I plan to make this next time there is a get together.
If it were dry and non-creamy, that just sounds like bad macaroni and cheese.
You have to take into account a couple of things.
1. The pasta will continue cooking in the oven as it bakes because the pasta should not be completely cooked through when it goes in. It'll absorb moisture from the sauce as it finishes cooking in the oven.

2.The starch released from the pasta can also slightly thicken the sauce. I almost always hit my pasta with cold water in the colander when it finishes boiling to keep it from overcooking and to rinse off some of the starch. I only do this for baked macaroni and cheese to help with the final texture; no globs of pasta stuck together and sauce consistency is easier to control.

3. The breadcrumbs act as a moisture wick, pulling a little moisture up and then evaporating into the oven. I've noticed very dry mac and cheese when I accidentally make the crust too thick on top.

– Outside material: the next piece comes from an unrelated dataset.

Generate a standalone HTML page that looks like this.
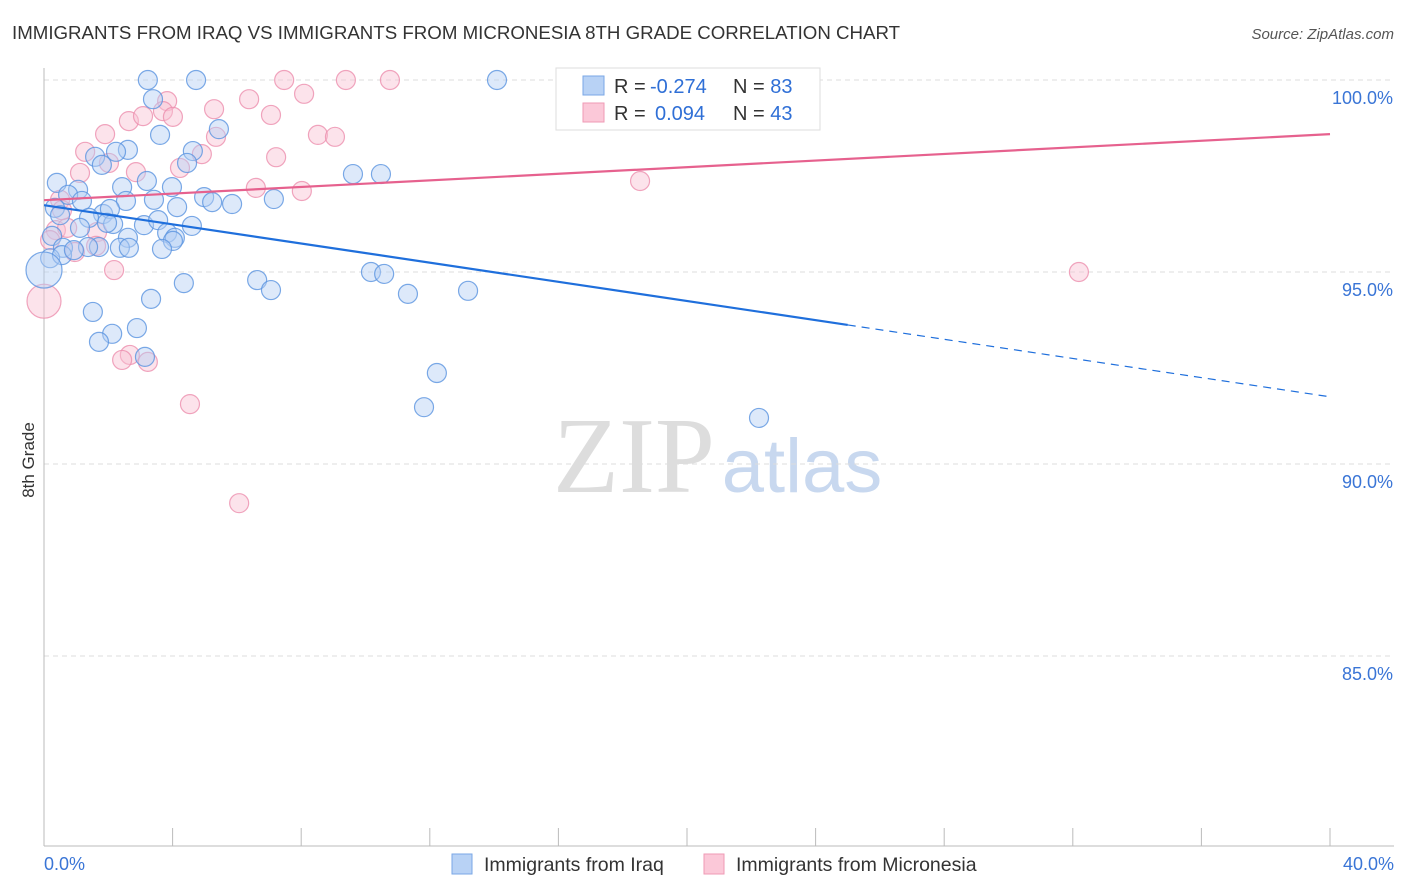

So, the solution is extra sauce and a thin crust on top. I usually put almost double the sauce of a traditional recipes call for and it comes out perfectly. I don't mind putting in extra cheese if the sauce needs it. In my opinion, good macaroni and cheese is ALL about the texture as long as you get the cheese flavor in there. I've had times where I cooked the pasta too much and just browned the crust under the broiler and you couldn't tell much difference from the baked one honestly.